About 80 percent of prospective student visitors come from outside Illinois, according to college officials. The project is part of the college's $175 million capital campaign, "From the Heart, for the Kingdom." Other projects in the campaign include a new $63 million performing arts center and a $4 million center for vocation and career.

The materials used for the welcome center's construction reflect the historic buildings on campus, including the limestone characteristic of Blanchard Hall.

"We knew that Blanchard Hall was iconic," Koenigsberg said. "It's what every visitor has already seen on the website. We tied it to our flagship building."

The welcome center also houses the college's undergraduate admissions office as well as meeting rooms. The undergraduate admissions office was previously located in an out-of-the-way space on the campus.

"They were above the bookstore in a place that was hard to find and not very impressive," Koenigsberg said. "There was confusion, and it wasn't appropriately styled for what the message of the college wants to be."

By design, the welcome center features plenty of windows that look out on the campus.

"You can see the football stadium here, and you can see the Billy Graham Center from here, [which is] another major piece of our campus," Koenigsberg said. "You can actually see Blanchard Hall up here.
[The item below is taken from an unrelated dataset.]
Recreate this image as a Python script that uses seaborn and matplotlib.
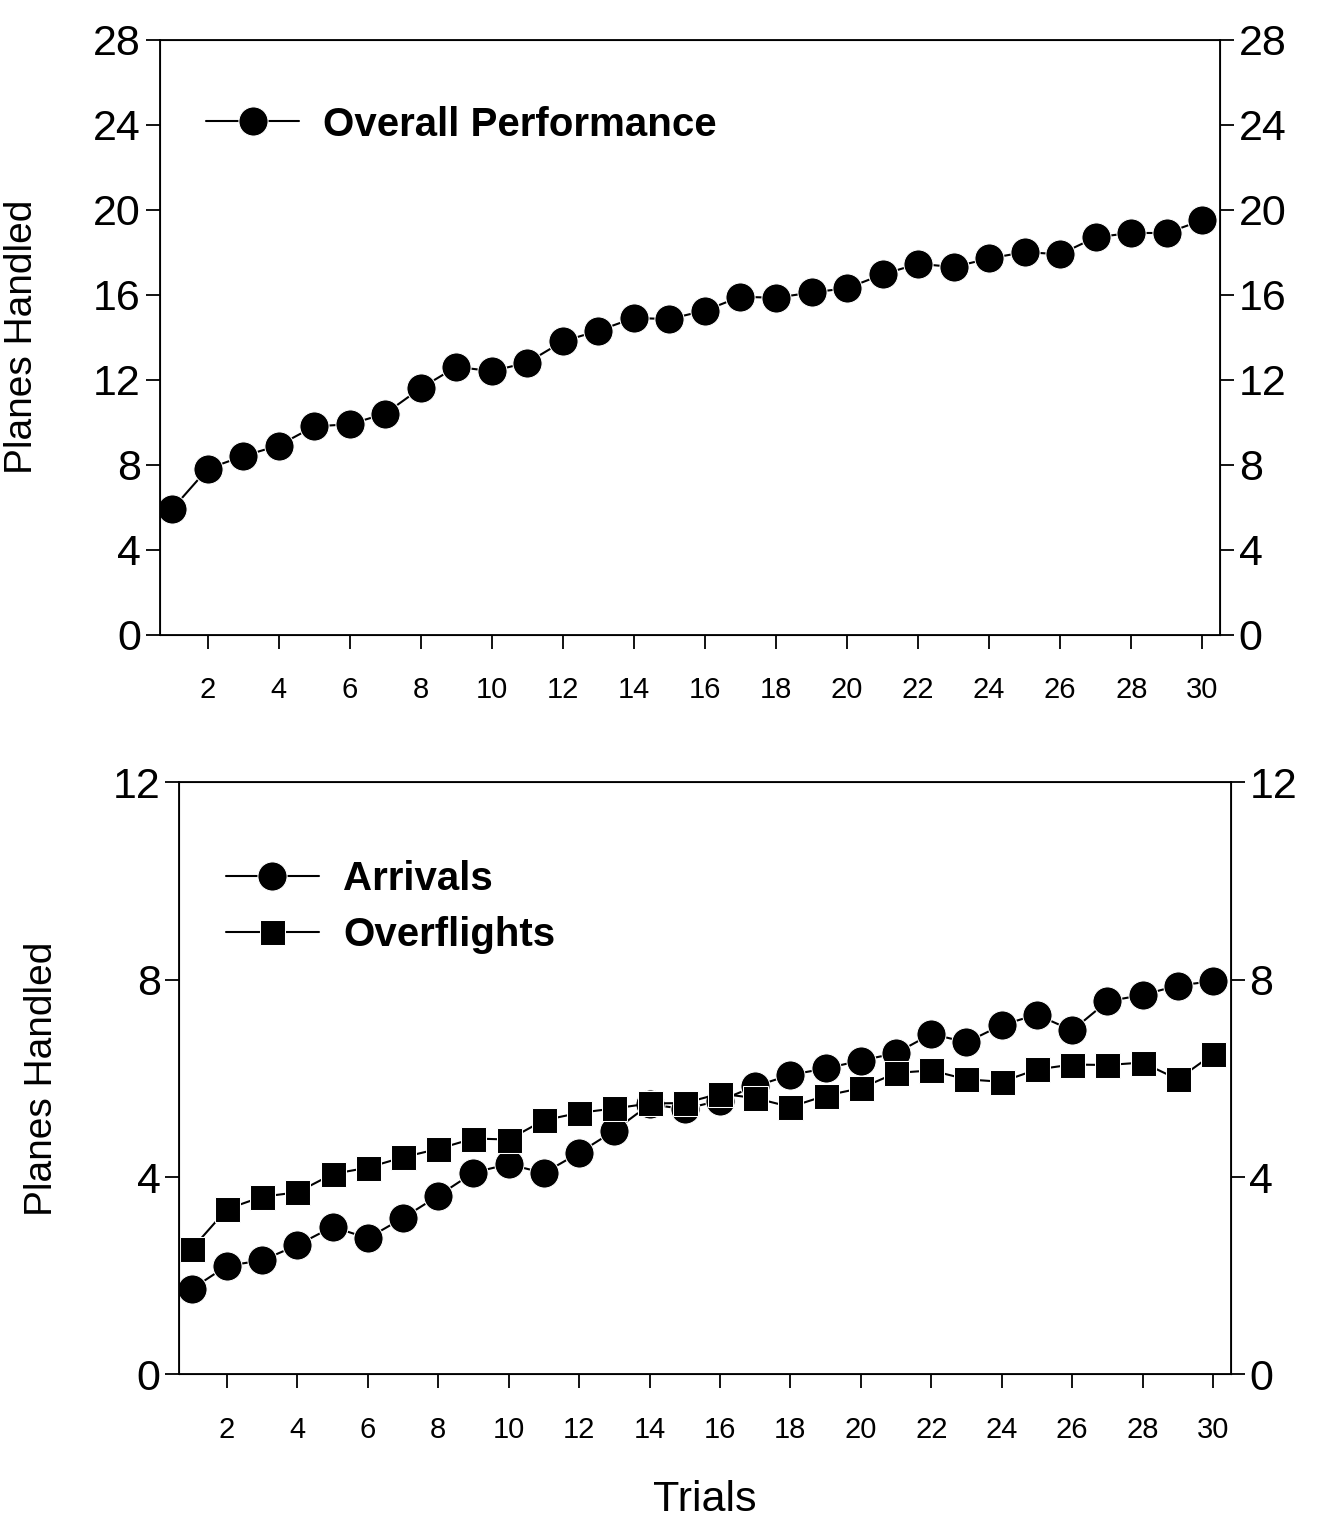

And if you look out to the north, there's the Todd M. Beamer Student Center, which is the hub of all student activity. So you almost get 360 degrees of viewing the campus just by looking outside. You can capture the breadth of our campus pretty nicely just by looking out these wonderful windows here."

Visitors to the welcome center can also learn more about the campus through a 15,164-piece Lego replica on display in the building made by Wheaton College student Paul Vermeesch.
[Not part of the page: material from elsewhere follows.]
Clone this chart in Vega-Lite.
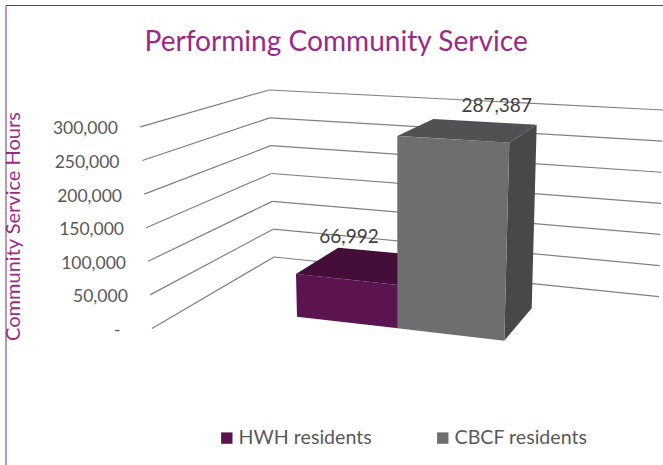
{"$schema":"https://vega.github.io/schema/vega-lite/v6.json","width":663,"height":465,"padding":0,"autosize":{"type":"none"},"background":"white","title":{"text":"Performing Community Service","anchor":"start","dx":144.5,"offset":-57,"font":"Lato","fontSize":28.1,"fontWeight":"normal","color":"#9B2A87"},"datasets":{"bars":[{"series":"HWH residents","hours":66992},{"series":"CBCF residents","hours":287387}],"grid":[{"level":0},{"level":50000},{"level":100000},{"level":150000},{"level":200000},{"level":250000},{"level":300000}]},"data":{"name":"bars"},"config":{"view":{"stroke":null},"font":"Lato"},"layer":[{"data":{"name":"grid"},"transform":[{"calculate":"152-11.7*datum.level/300000","as":"x1"},{"calculate":"274-5*datum.level/300000","as":"x2"},{"calculate":"106392+0.8283*datum.level","as":"y2"}],"mark":{"type":"rule","color":"#808080","strokeWidth":1.2},"encoding":{"x":{"field":"x1","type":"quantitative","scale":{"domain":[0,663],"nice":false,"zero":false},"axis":null},"x2":{"field":"x2"},"y":{"field":"level","type":"quantitative","scale":{"domain":[-203112,488808],"nice":false,"zero":false},"axis":{"title":"Community Service Hours","titleFont":"Lato","titleFontSize":20,"titleFontWeight":"normal","titleColor":"#9B2A87","titleX":-115,"titleY":226,"titleAngle":-90,"titleBaseline":"middle","titleAlign":"center","offset":-128,"values":[0,50000,100000,150000,200000,250000,300000],"labelExpr":"datum.value==0 ? '-' : format(datum.value,',')","labelFont":"Lato","labelFontSize":17.5,"labelColor":"#595959","labelOffset":2,"labelPadding":{"condition":[{"test":"datum.value==300000","value":10.7},{"test":"datum.value==250000","value":9},{"test":"datum.value==200000","value":6.5},{"test":"datum.value==150000","value":4.5},{"test":"datum.value==100000","value":2.5},{"test":"datum.value==50000","value":0.7}],"value":8},"ticks":false,"domain":false,"grid":false}},"y2":{"field":"y2"}}},{"data":{"values":[{}]},"mark":{"type":"rule","color":"#7A2C78","strokeWidth":1},"encoding":{"x":{"datum":6,"type":"quantitative","scale":{"domain":[0,663],"nice":false,"zero":false},"axis":null},"y":{"datum":480624,"type":"quantitative","scale":{"domain":[-203112,488808],"nice":false,"zero":false}},"y2":{"datum":-203112}}},{"data":{"values":[{}]},"mark":{"type":"rule","color":"#7A2C78","strokeWidth":1},"encoding":{"x":{"datum":6,"type":"quantitative","scale":{"domain":[0,663],"nice":false,"zero":false},"axis":null},"x2":{"datum":663},"y":{"datum":480624,"type":"quantitative","scale":{"domain":[-203112,488808],"nice":false,"zero":false}},"y2":{"datum":480624}}},{"data":{"name":"grid"},"transform":[{"calculate":"274-5*datum.level/300000","as":"x1"},{"calculate":"659+4*datum.level/300000","as":"x2"},{"calculate":"106392+0.8283*datum.level","as":"y1"},{"calculate":"47318+0.926*datum.level","as":"y2"}],"mark":{"type":"rule","color":"#808080","strokeWidth":1.2},"encoding":{"x":{"field":"x1","type":"quantitative","scale":{"domain":[0,663],"nice":false,"zero":false},"axis":null},"x2":{"field":"x2"},"y":{"field":"y1","type":"quantitative","scale":{"domain":[-203112,488808],"nice":false,"zero":false}},"y2":{"field":"y2"}}},{"transform":[{"filter":"datum.series=='HWH residents'"},{"calculate":"[0,1,2]","as":"c"},{"flatten":["c"]},{"calculate":"[296,338.3,398][datum.c]","as":"px"},{"calculate":"datum.hours+1488*(283.5-[274,247.7,253.3][datum.c])","as":"up"},{"calculate":"datum.hours+1488*(283.5-[274,278.6,285][datum.c])","as":"low"}],"mark":{"type":"area","color":"#450E38"},"encoding":{"x":{"field":"px","type":"quantitative","scale":{"domain":[0,663],"nice":false,"zero":false},"axis":null},"y":{"field":"up","type":"quantitative","scale":{"domain":[-203112,488808],"nice":false,"zero":false}},"y2":{"field":"low"}}},{"transform":[{"filter":"datum.series=='CBCF residents'"},{"calculate":"[0,1,2,3]","as":"c"},{"flatten":["c"]},{"calculate":"[504.3,509.3,531.7,536.7][datum.c]","as":"px"},{"calculate":"[1488*(328.5-340.7),datum.hours+1488*(135.4-142.7),datum.hours+1488*(135.4-128),datum.hours+1488*(135.4-124.7)][datum.c]","as":"up"},{"calculate":"[1488*(328.5-340.7),1488*(328.5-334.8),1488*(328.5-308.3),datum.hours+1488*(135.4-124.7)][datum.c]","as":"low"}],"mark":{"type":"area","color":"#474948"},"encoding":{"x":{"field":"px","type":"quantitative","scale":{"domain":[0,663],"nice":false,"zero":false},"axis":null},"y":{"field":"up","type":"quantitative","scale":{"domain":[-203112,488808],"nice":false,"zero":false}},"y2":{"field":"low"}}},{"transform":[{"filter":"datum.series=='CBCF residents'"},{"calculate":"[0,1,2,3]","as":"c"},{"flatten":["c"]},{"calculate":"[397.3,433.3,509.3,536.7][datum.c]","as":"px"},{"calculate":"datum.hours+1488*(135.4-[136,119,123.2,124.7][datum.c])","as":"up"},{"calculate":"datum.hours+1488*(135.4-[136,138.15,142.7,124.7][datum.c])","as":"low"}],"mark":{"type":"area","color":"#515153"},"encoding":{"x":{"field":"px","type":"quantitative","scale":{"domain":[0,663],"nice":false,"zero":false},"axis":null},"y":{"field":"up","type":"quantitative","scale":{"domain":[-203112,488808],"nice":false,"zero":false}},"y2":{"field":"low"}}},{"transform":[{"calculate":"[0,1,2]","as":"c"},{"flatten":["c"]},{"calculate":"(datum.series=='CBCF residents'?[397.3,504.3,509.3]:[296,297,398])[datum.c]","as":"px"},{"calculate":"datum.series=='CBCF residents'?datum.hours+1488*(135.4-[136,142.4,142.7][datum.c]):datum.hours+1488*(283.5-[274,274.1,285][datum.c])","as":"up"},{"calculate":"(datum.series=='CBCF residents'?[1488*(328.5-328.3),1488*(328.5-340.7),datum.hours+1488*(135.4-142.7)]:[datum.hours+1488*(283.5-274),1488*(328.5-316.7),1488*(328.5-328.3)])[datum.c]","as":"low"}],"mark":{"type":"area"},"encoding":{"x":{"field":"px","type":"quantitative","scale":{"domain":[0,663],"nice":false,"zero":false},"axis":null},"y":{"field":"up","type":"quantitative","scale":{"domain":[-203112,488808],"nice":false,"zero":false}},"y2":{"field":"low"},"color":{"field":"series","type":"nominal","scale":{"domain":["HWH residents","CBCF residents"],"range":["#5B1450","#6D6E70"]},"legend":{"title":null,"orient":"none","legendX":217,"legendY":428,"direction":"horizontal","columns":2,"symbolType":"square","symbolSize":130,"symbolStrokeWidth":0,"labelFont":"Lato","labelFontSize":19.6,"labelColor":"#595959","columnPadding":61,"labelOffset":2}}}},{"transform":[{"calculate":"datum.series=='CBCF residents'?496.7:349","as":"lx"},{"calculate":"datum.series=='CBCF residents'?datum.hours+1488*(135.4-105.7):datum.hours+1488*(283.5-236.7)","as":"ly"}],"mark":{"type":"text","font":"Lato","fontSize":19,"color":"#404040","baseline":"middle","align":"center"},"encoding":{"x":{"field":"lx","type":"quantitative","scale":{"domain":[0,663],"nice":false,"zero":false},"axis":null},"y":{"field":"ly","type":"quantitative","scale":{"domain":[-203112,488808],"nice":false,"zero":false}},"text":{"field":"hours","type":"quantitative","format":","}}}],"resolve":{"axis":{"y":"shared"}}}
"It's very detailed and very attractive," Koenigsberg said. "It grabs your attention, and yet it communicates very effectively. He used satellite photos and ordered all the unique Lego pieces and put it together."

The welcome center was not just designed for prospective students and their families to use.

"It will also serve alumni, and it will serve any visitor on campus," Koenigsberg said. "If you are coming to campus for the first time for any reason, this is a great place to start. So we call it our front door to the campus."